What benefits has using social media brought to the club?
The profile of the club has been given a significant boost. People in Hebburn now know that there is a football club on their doorstep and the perception that non-league equals Sunday League is being erased.
There’s still a long way to go though. The club needs to make sure that the burden of social media isn’t all on one person. We also need to explore other channels such as YouTube and Audioboo so we can provide visual and audio content in addition to the written word. We’re hoping that the media team will begin to grow, with students and those who have an interest in social media using Hebburn to gain experience.
Has there been any negatives to the club’s use of social media?
Not directly, although we’ve had a few instances where supporters and even staff from rival clubs have thought it appropriate to include us in ridiculous correspondence.
We decided to implement a social media policy for players and officials after some instances where emotions were running high and comments were made that we didn’t want associated with the club but apart from that the negatives have been far outweighed by the positives.
Has social media changed the way Hebburn Town engage with supporters in the build up to and on a matchday?
When time and my availability allows then yes, significantly. When I am at games then there are updates, not just of Hebburn goals but of the opposition team’s goals – something other sides rarely do.
Having conversations with fans has led to some making more visits than usual to the Hebburn Sports Ground and in certain cases we’ve encouraged fans to come down and attend their first ever Hebburn Town matches.
The increased profile has meant we’ve got more in the way of column inches in the press too, but it does hang on a thread. I know that once that communication stops then the interest will halt too.
So do you think social media use has helped increase revenue by having an effect on things such as attendance and programme sales?
We’ve seen an increase in attendances and some of that has been to social media with people seeing an updated Twitter account as a sign of a professionally run football club. However I can’t claim all the credit as I’m sure attendances have also increased due to the club’s promotion to the Northern League Division 1.
We’ve also seen an increase in the number of requests for our match programmes since I started to have more involvement with it and since Nenad Mijaljević (@nenadsuperzmaj) brought a real professional look to them with his superb design work.
In your experience is social media something more non-league clubs are turning to in an effort to engage with supporters?
Every non-league club should have some social media presence but it has to be the right type. Too many clubs have an account that an individual runs but it’s effectively their personal account. There should be a clear brand tone-of-voice, a strategy and an understanding of what the club wants to achieve.
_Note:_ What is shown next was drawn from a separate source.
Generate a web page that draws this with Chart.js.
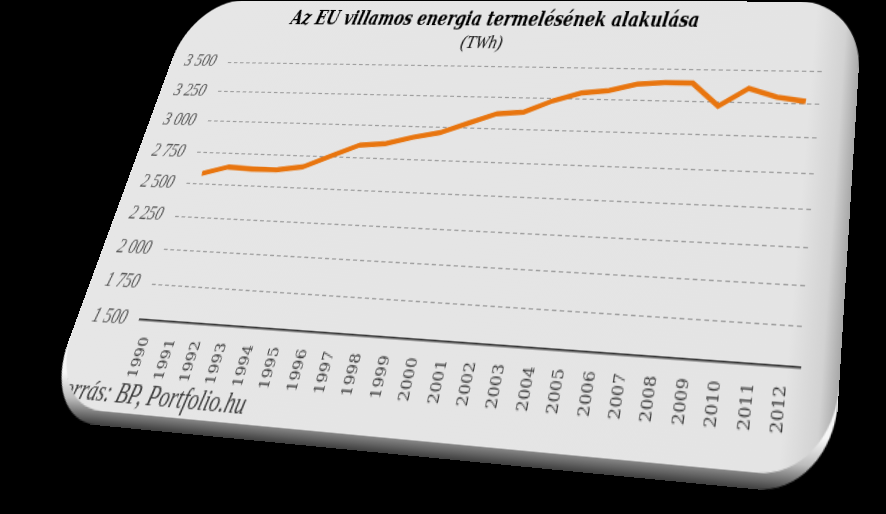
<!DOCTYPE html>
<html>
<head>
<meta charset="utf-8">
<script src="https://cdn.jsdelivr.net/npm/chart.js@4.4.1/dist/chart.umd.min.js"></script>
<style>
  html, body { margin: 0; padding: 0; background: #000; width: 886px; height: 514px; overflow: hidden; }
  #stage { position: absolute; left: 0; top: 0; width: 705px; height: 348px; transform-origin: 0 0; }
  #base { position: absolute; left: 0; top: 10px; width: 705px; height: 348px; border-radius: 58px;
    background: linear-gradient(to bottom, #f6f6f6 0%, #f6f6f6 90%, #bdbdbd 95%, #3e3e3e 100%); }
  #card { position: absolute; left: 0; top: 0; width: 705px; height: 348px; border-radius: 58px; overflow: hidden;
    background: linear-gradient(to right, #e6e6e6 0%, #e4e4e4 94%, #d2d2d2 98%, #a8a8a8 100%); }
  #chart { position: absolute; left: 0; top: 0; }
  #source { position: absolute; left: 1px; top: 323px; font: italic 20px 'Liberation Serif', serif; color: #3c3c3c; white-space: nowrap; }
</style>
</head>
<body>
<div id="stage">
  <div id="base"></div>
  <div id="card">
    <canvas id="chart" width="705" height="348"></canvas>
    <div id="source">Forrás: BP, Portfolio.hu</div>
  </div>
</div>
<script>
// Chart data (TWh)
const years = ['1990', '1991', '1992', '1993', '1994', '1995', '1996', '1997', '1998', '1999', '2000', '2001',
  '2002', '2003', '2004', '2005', '2006', '2007', '2008', '2009', '2010', '2011', '2012'];
const production = [2583, 2642, 2632, 2635, 2664, 2757, 2846, 2865, 2920, 2962, 3042, 3120,
  3138, 3231, 3297, 3320, 3374, 3391, 3390, 3219, 3358, 3296, 3268];
const yMin = 1500;
const yMax = 3500;
const yStep = 250;

// where the plot corners sit in the tilted photo: TL, TR, BR, BL
const plotCorners = [[228, 62], [823, 71], [800, 367], [140, 319]];

function formatThousands(v) {
  return String(v).replace(/\B(?=(\d{3})+(?!\d))/g, ' ');
}

const ctx = document.getElementById('chart').getContext('2d');
const chart = new Chart(ctx, {
  type: 'line',
  data: {
    labels: years,
    datasets: [
      {
        data: production,
        borderColor: '#e8750f',
        borderWidth: 4.5,
        pointRadius: 0,
        tension: 0,
        fill: false
      }
    ]
  },
  options: {
    responsive: false,
    animation: false,
    layout: {
      padding: { left: 2, right: 32, top: 4, bottom: 20 }
    },
    plugins: {
      legend: { display: false },
      tooltip: { enabled: false },
      title: {
        display: true,
        text: 'Az EU villamos energia termelésének alakulása',
        color: '#000',
        font: { family: "'DejaVu Serif Condensed', 'DejaVu Serif', serif", size: 18, weight: 'bold', style: 'italic' },
        padding: { top: 4, bottom: 0 }
      },
      subtitle: {
        display: true,
        text: '(TWh)',
        color: '#111',
        font: { family: "'Liberation Serif', serif", size: 17, style: 'italic' },
        padding: { top: 0, bottom: 10 }
      }
    },
    scales: {
      x: {
        offset: true,
        grid: { display: false },
        border: { display: true, color: '#333', width: 1.5 },
        ticks: {
          minRotation: 90,
          maxRotation: 90,
          autoSkip: false,
          padding: 5,
          color: '#3a3a3a',
          font: { family: "'DejaVu Serif', serif", size: 12 }
        }
      },
      y: {
        min: yMin,
        max: yMax,
        grid: { color: '#9c9c9c', lineWidth: 1, drawTicks: false },
        border: { display: false, dash: [4, 3] },
        ticks: {
          stepSize: yStep,
          padding: 14,
          color: '#555',
          font: { family: "'Liberation Serif', serif", size: 16, style: 'italic' },
          callback: (v) => formatThousands(v)
        }
      }
    }
  }
});

// Solve the 3x3 projective map that sends the flat plot area onto the tilted one
function homography(src, dst) {
  const A = [];
  for (let i = 0; i < 4; i++) {
    const [x, y] = src[i];
    const [u, v] = dst[i];
    A.push([x, y, 1, 0, 0, 0, -u * x, -u * y, u]);
    A.push([0, 0, 0, x, y, 1, -v * x, -v * y, v]);
  }
  const n = 8;
  for (let c = 0; c < n; c++) {
    let p = c;
    for (let r = c + 1; r < n; r++) if (Math.abs(A[r][c]) > Math.abs(A[p][c])) p = r;
    [A[c], A[p]] = [A[p], A[c]];
    for (let r = 0; r < n; r++) {
      if (r === c) continue;
      const f = A[r][c] / A[c][c];
      for (let k = c; k <= n; k++) A[r][k] -= f * A[c][k];
    }
  }
  return A.map((row, i) => row[n] / row[i]);
}

const area = chart.chartArea;
const flat = [[area.left, area.top], [area.right, area.top], [area.right, area.bottom], [area.left, area.bottom]];
const h = homography(flat, plotCorners);
document.getElementById('stage').style.transform =
  `matrix3d(${h[0]},${h[3]},0,${h[6]},${h[1]},${h[4]},0,${h[7]},0,0,1,0,${h[2]},${h[5]},0,1)`;
</script>
</body>
</html>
Not every club across the Northern League is at the point where they should be just yet but that isn’t their fault. Some clubs don’t have the resources and the Northern League have completely missed the point of social media. At last summer’s AGM they gave a presentation about social media and clubs were told they should just use these platforms for one-way communication.
Clubs must use these tools to connect with supporters, especially those based locally. They need to generate discussion and create a sense of pride in both the town and the team. Too many club officials live in the past and want remain in their comfort zone. Top to bottom in the Northern League this is prevalent, from the League Management Committee through the clubs.
There’s a distinct lack of real engagement. It’s little wonder that prospective supporters are being lost to the game.